— START AVAILABLE RECORDS —

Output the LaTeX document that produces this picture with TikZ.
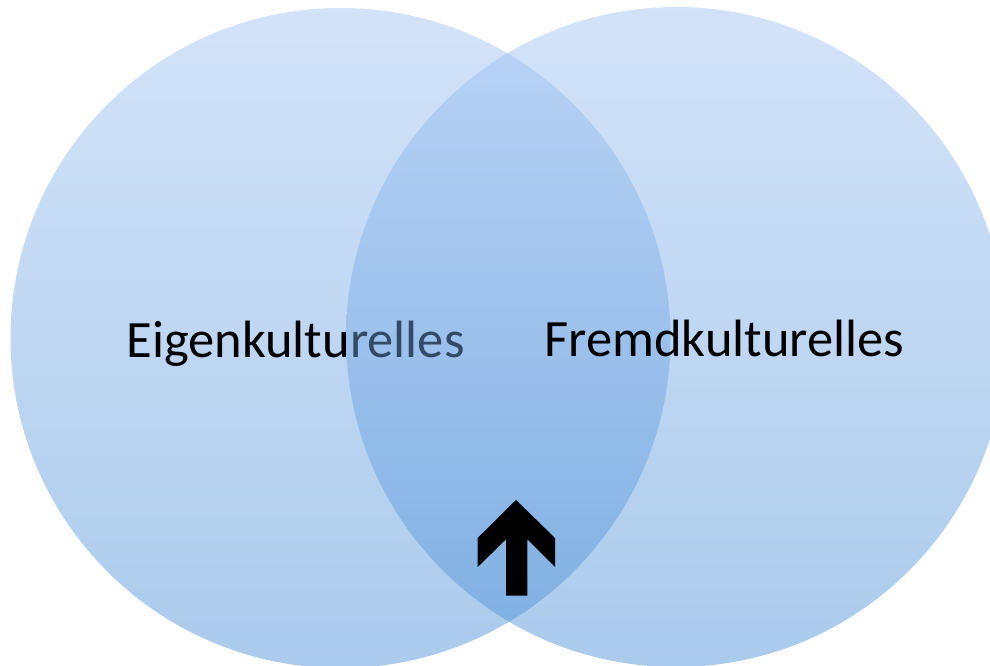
\documentclass[tikz,border=0pt]{standalone}
\usepackage{fontspec}
\setmainfont{Carlito}
\definecolor{cTop}{RGB}{157,193,242}
\definecolor{cBot}{RGB}{68,139,213}
\tikzset{
  venn/.style={top color=cTop, bottom color=cBot, opacity=0.45},
  label/.style={font=\fontsize{52.5}{56}\selectfont, anchor=base, inner sep=0pt, text=black},
  bigarrow/.style={fill=black, draw=none}
}
\begin{document}
\begin{tikzpicture}[x=1pt,y=-1pt]
\useasboundingbox (0,0) rectangle (990,666);
\clip (0,0) rectangle (990,666);
\shade[venn] (340.5,338) circle[radius=330];
\node[label] (eigen) at (295.5,357) {Eigenkulturelles};
\shade[venn] (676,337) circle[radius=330];
\node[label] (fremd) at (724.5,356.5) {Fremdkulturelles};
\fill[bigarrow] (516,500) -- (555,538) -- (555,567) -- (527.3,539.3) -- (527.3,595.7)
  -- (506,595.7) -- (506,539.3) -- (477.7,567) -- (477.7,538) -- cycle;
\end{tikzpicture}
\end{document}
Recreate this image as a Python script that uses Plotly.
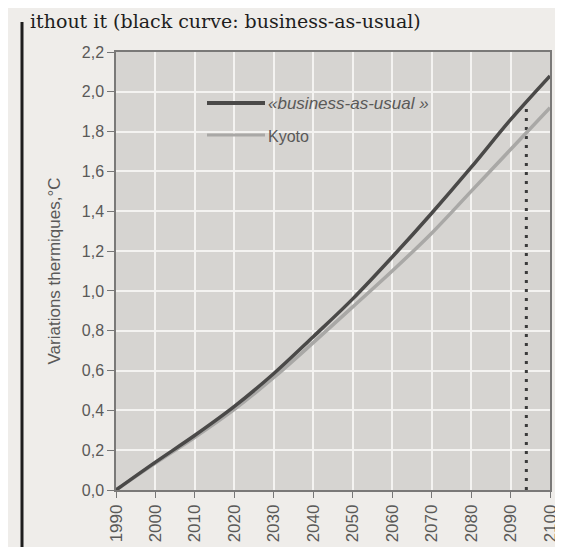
import plotly.graph_objects as go

years = [1990, 2000, 2010, 2020, 2030, 2040, 2050, 2060, 2070, 2080, 2090, 2100]
bau = [0.0, 0.14, 0.275, 0.42, 0.585, 0.77, 0.96, 1.17, 1.39, 1.62, 1.86, 2.08]
kyoto = [0.0, 0.135, 0.265, 0.405, 0.565, 0.74, 0.92, 1.10, 1.29, 1.50, 1.71, 1.92]
marker_year = 2094
marker_top = 1.93
series_names = ["\u00abbusiness-as-usual \u00bb", "Kyoto"]
y_title = "Variations thermiques,\u00b0C"
page_text = "ithout it (black curve: business-as-usual)"

W, H = 563, 547
L, R, T, B = 108, 21, 44, 65
pw, ph = W - L - R, H - T - B

def px_x(p):
    return (p - L) / pw

def px_y(p):
    return 1 - (p - T) / ph

fig = go.Figure()
fig.add_trace(go.Scatter(x=[marker_year, marker_year], y=[0, marker_top], mode="lines",
                         line=dict(color="#3a3a3a", width=3, dash="3px,6px"), showlegend=False,
                         hoverinfo="skip"))
fig.add_trace(go.Scatter(x=years, y=kyoto, mode="lines", name=series_names[1],
                         line=dict(color="#a9a8a6", width=3.5, shape="spline"), showlegend=False))
fig.add_trace(go.Scatter(x=years, y=bau, mode="lines", name=series_names[0],
                         line=dict(color="#4a4948", width=3.5, shape="spline"), showlegend=False))

font_c = "#5a5958"
shapes = [
    # legend samples
    dict(type="line", xref="paper", yref="paper", x0=px_x(199), x1=px_x(257), y0=px_y(95), y1=px_y(95),
         line=dict(color="#4a4948", width=4)),
    dict(type="line", xref="paper", yref="paper", x0=px_x(199), x1=px_x(257), y0=px_y(127), y1=px_y(127),
         line=dict(color="#a9a8a6", width=3)),
    # page border line of the scan
    dict(type="line", xref="paper", yref="paper", x0=px_x(14), x1=px_x(14), y0=px_y(14), y1=px_y(H + 2),
         line=dict(color="#1e1e1e", width=3)),
]
annotations = [
    dict(xref="paper", yref="paper", x=px_x(258), y=px_y(95), text="<i>" + series_names[0] + "</i>",
         showarrow=False, xanchor="left", yanchor="middle",
         font=dict(family="Liberation Sans", size=17, color=font_c)),
    dict(xref="paper", yref="paper", x=px_x(258), y=px_y(128), text=series_names[1],
         showarrow=False, xanchor="left", yanchor="middle",
         font=dict(family="Liberation Sans", size=16, color=font_c)),
    dict(xref="paper", yref="paper", x=px_x(20), y=px_y(0), text=page_text,
         showarrow=False, xanchor="left", yanchor="top",
         font=dict(family="DejaVu Serif", size=19, color="#1e1e1e")),
]

fig.update_layout(
    width=W, height=H,
    margin=dict(l=L, r=R, t=T, b=B, pad=0),
    paper_bgcolor="#efedea",
    plot_bgcolor="#d6d4d1",
    separators=", ",
    font=dict(family="Liberation Sans", size=16, color=font_c),
    shapes=shapes,
    annotations=annotations,
    xaxis=dict(range=[1990, 2100], tickvals=years, tickangle=-90,
               ticks="outside", ticklen=6, tickcolor="#777",
               showgrid=True, gridcolor="#f4f3f1", gridwidth=2,
               showline=True, linecolor="#7a7978", linewidth=1.5, mirror=True,
               zeroline=False, tickfont=dict(size=17, color=font_c)),
    yaxis=dict(range=[0, 2.2], dtick=0.2, tick0=0, tickformat=".1f",
               ticks="outside", ticklen=7, tickcolor="#777",
               showgrid=True, gridcolor="#f4f3f1", gridwidth=2,
               showline=True, linecolor="#7a7978", linewidth=1.5, mirror=True,
               zeroline=False, tickfont=dict(size=16, color=font_c),
               title=dict(text=y_title, standoff=17, font=dict(size=17, color=font_c))),
)

fig.write_html("out.html")
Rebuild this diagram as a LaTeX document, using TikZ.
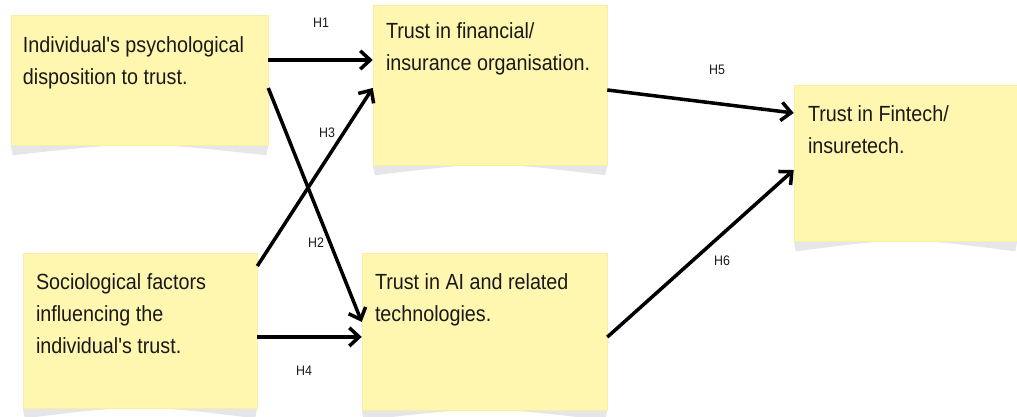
\documentclass[tikz,border=0pt]{standalone}
\usepackage{fontspec}
\setmainfont{Liberation Sans}[FakeStretch=0.9,Ligatures=TeXOff]
\usepackage{tikz}
\usetikzlibrary{arrows.meta,backgrounds}
\definecolor{note-yellow}{RGB}{255,246,176}
\definecolor{note-edge}{RGB}{247,238,168}
\definecolor{note-shadow}{RGB}{230,230,233}
\definecolor{ink}{RGB}{25,25,25}

\begin{document}
\begin{tikzpicture}
[
  note/.style={rectangle,fill=note-yellow,draw=note-edge,thin,inner sep=0pt},
  notetext/.style={anchor=north west,inner sep=0pt,align=left,text=ink,
    font=\fontsize{15.6}{22.5}\selectfont},
  hyp/.style={line width=2.5pt,-{Straight Barb[length=7pt,width=13pt]}},
  hlabel/.style={inner sep=0pt,text=ink,font=\fontsize{9.8}{11}\selectfont},
]
\useasboundingbox (0,0) rectangle (25.425,10.425);

% sticky notes
\path (3.4875,8.425) node[note,minimum width=6.425cm,minimum height=3.25cm] (indiv) {};
\path (12.25,8.3) node[note,minimum width=5.85cm,minimum height=4.0cm] (finance) {};
\path (22.6375,6.35) node[note,minimum width=5.575cm,minimum height=3.9cm] (fintech) {};
\path (3.5,2.1625) node[note,minimum width=5.85cm,minimum height=3.875cm] (socio) {};
\path (12.1125,2.1375) node[note,minimum width=6.125cm,minimum height=3.925cm] (ai) {};

% curled shadow under each note
\begin{scope}[on background layer]
\foreach \b in {indiv,finance,fintech,socio,ai}{
  \fill[note-shadow] (\b.south west) -- ([xshift=0.05cm,yshift=-0.25cm]\b.south west)
    .. controls ([yshift=0.1cm]\b.south) .. ([xshift=-0.05cm,yshift=-0.25cm]\b.south east)
    -- (\b.south east) -- cycle;
}
\end{scope}

\node[notetext] (indiv-t) at ([shift={(0.3,-0.55)}]indiv.north west)
  {Individual's psychological\\disposition to trust.};
\node[notetext] (finance-t) at ([shift={(0.325,-0.45)}]finance.north west)
  {Trust in financial/\\insurance organisation.};
\node[notetext] (fintech-t) at ([shift={(0.35,-0.525)}]fintech.north west)
  {Trust in Fintech/\\insuretech.};
\node[notetext] (socio-t) at ([shift={(0.325,-0.525)}]socio.north west)
  {Sociological factors\\influencing the\\individual's trust.};
\node[notetext] (ai-t) at ([shift={(0.325,-0.525)}]ai.north west)
  {Trust in AI and related\\technologies.};

% hypotheses
\draw[hyp] ([yshift=0.5cm]indiv.east) -- ([yshift=0.5cm]indiv.east -| finance.west);
\draw[hyp] ([yshift=-0.2cm]indiv.east) -- ([yshift=0.24cm]ai.west);
\draw[hyp] ([yshift=1.61cm]socio.east) -- ([yshift=-0.075cm]finance.west);
\draw[hyp] ([yshift=-0.16cm]socio.east) -- ([yshift=-0.16cm]socio.east -| ai.west);
\draw[hyp] ([yshift=-0.125cm]finance.east) -- ([yshift=1.25cm]fintech.west);
\draw[hyp] ([yshift=-0.14cm]ai.east) -- ([yshift=-0.175cm]fintech.west);

\node[hlabel] (h1) at (8.025,9.85) {H1};
\node[hlabel] (h2) at (7.9,4.35) {H2};
\node[hlabel] (h3) at (8.175,7.1) {H3};
\node[hlabel] (h4) at (7.6,1.15) {H4};
\node[hlabel] (h5) at (17.925,8.675) {H5};
\node[hlabel] (h6) at (18.05,3.9) {H6};
\end{tikzpicture}
\end{document}
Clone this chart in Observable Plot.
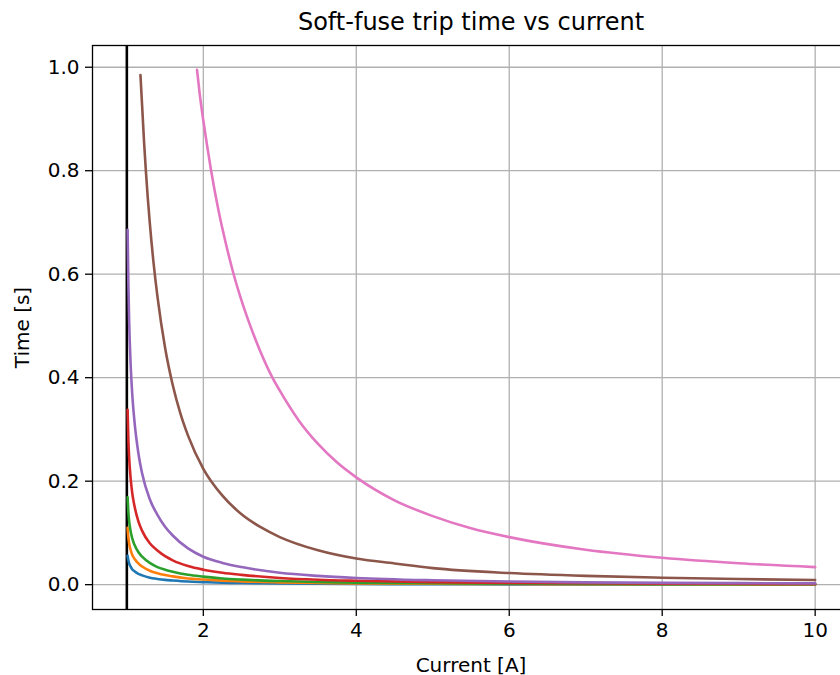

— END AVAILABLE RECORDS —

● **TASK DIRECTIONS**:
Output exactly the span of lines from the top of the listing through the line holding "import plotly.graph_objects as go", and leave every picture out.

● **THE RESPONSE**:
Output the LaTeX document that produces this picture with TikZ.
\documentclass[tikz,border=0pt]{standalone}
\usepackage{fontspec}
\setmainfont{Carlito}
\definecolor{cTop}{RGB}{157,193,242}
\definecolor{cBot}{RGB}{68,139,213}
\tikzset{
  venn/.style={top color=cTop, bottom color=cBot, opacity=0.45},
  label/.style={font=\fontsize{52.5}{56}\selectfont, anchor=base, inner sep=0pt, text=black},
  bigarrow/.style={fill=black, draw=none}
}
\begin{document}
\begin{tikzpicture}[x=1pt,y=-1pt]
\useasboundingbox (0,0) rectangle (990,666);
\clip (0,0) rectangle (990,666);
\shade[venn] (340.5,338) circle[radius=330];
\node[label] (eigen) at (295.5,357) {Eigenkulturelles};
\shade[venn] (676,337) circle[radius=330];
\node[label] (fremd) at (724.5,356.5) {Fremdkulturelles};
\fill[bigarrow] (516,500) -- (555,538) -- (555,567) -- (527.3,539.3) -- (527.3,595.7)
  -- (506,595.7) -- (506,539.3) -- (477.7,567) -- (477.7,538) -- cycle;
\end{tikzpicture}
\end{document}
Recreate this image as a Python script that uses Plotly.
import plotly.graph_objects as go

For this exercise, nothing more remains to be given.